In an urban milieu like Delhi transferring votes at the last moment may not be easy, but Congress can leverage its position as a micro-sub-regional player and have some sort of an understanding with AAP where it may try and withdraw its candidates from the fight in order to defeat BJP.
In today’s India, fighting an election in coalition with Congress can be detrimentally counterproductive, so the only logical way forward is to try and leverage opposition vote-bases in a covert way.
[The second 5Forty3-Swarajya survey would be conducted from February 1st to February 5thwhen we shall see how the vote-shift patterns have been affected in the immediate vicinity of polling day.]

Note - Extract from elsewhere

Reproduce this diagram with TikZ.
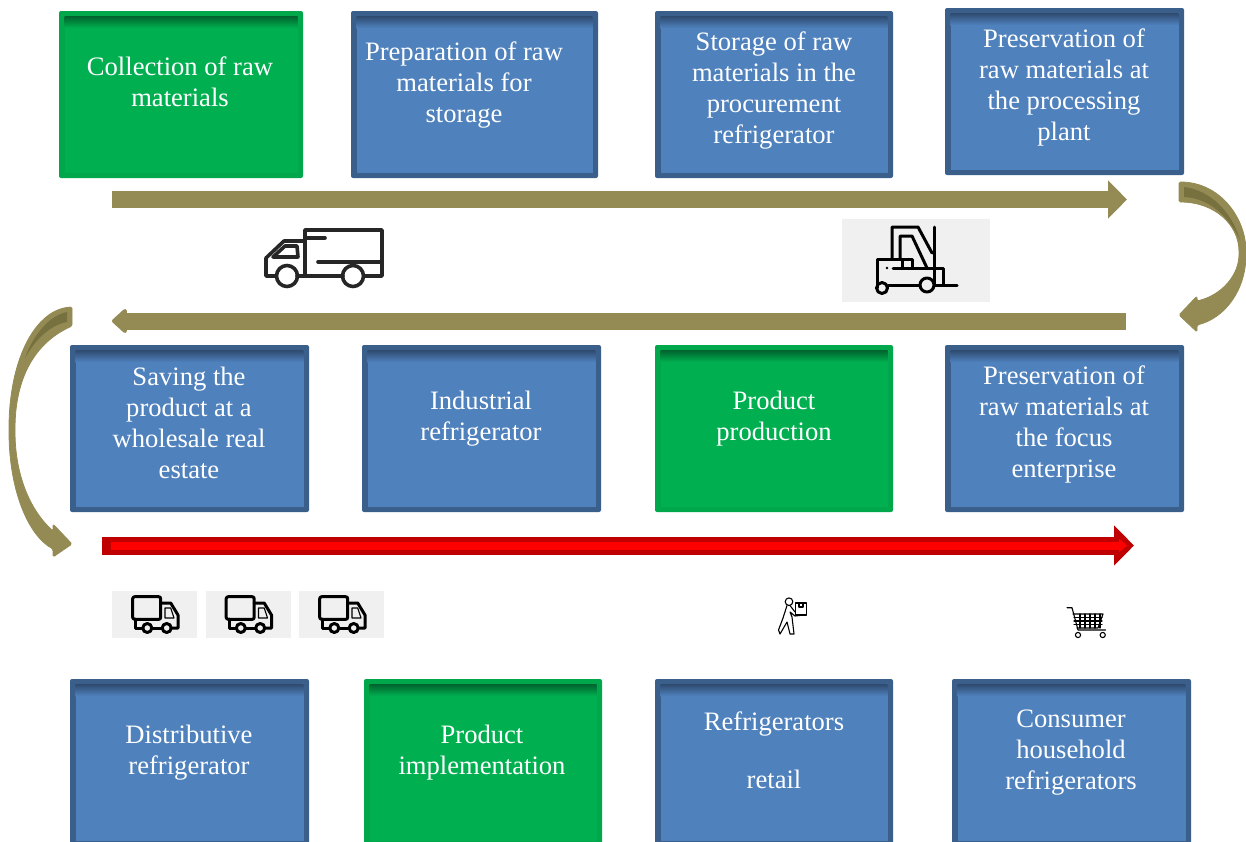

Note: Our poll survey was conducted in 381 locations of carefully chosen 121 swing polling stations spread across 42 representative assembly segments. We had a target sample-size of 3260, but were able to achieve 2945 pre-determined respondents derived from Delhi voter-rolls using our path-breaking filtering mechanisms.
Of these, 1360 respondents were female and 1585 respondents were male. Adequate representation was given to all castes/religions and different economic classes of the Delhi society. While deriving the final numbers from our survey findings, proper statistical modelling techniques were followed giving requisite weightage to modified census data based on our own methodologies.
All our interviewees went to the homes/places of dwelling of the respondents to conduct the interview in a clear language that all Delhi citizens could understand. We incurred a cost-per-response rate of 90 rupees including all the overheads. Part of the capital was raised through crowd-sourcing, but mostly was met through self-funding by Swarajya-5Forty3.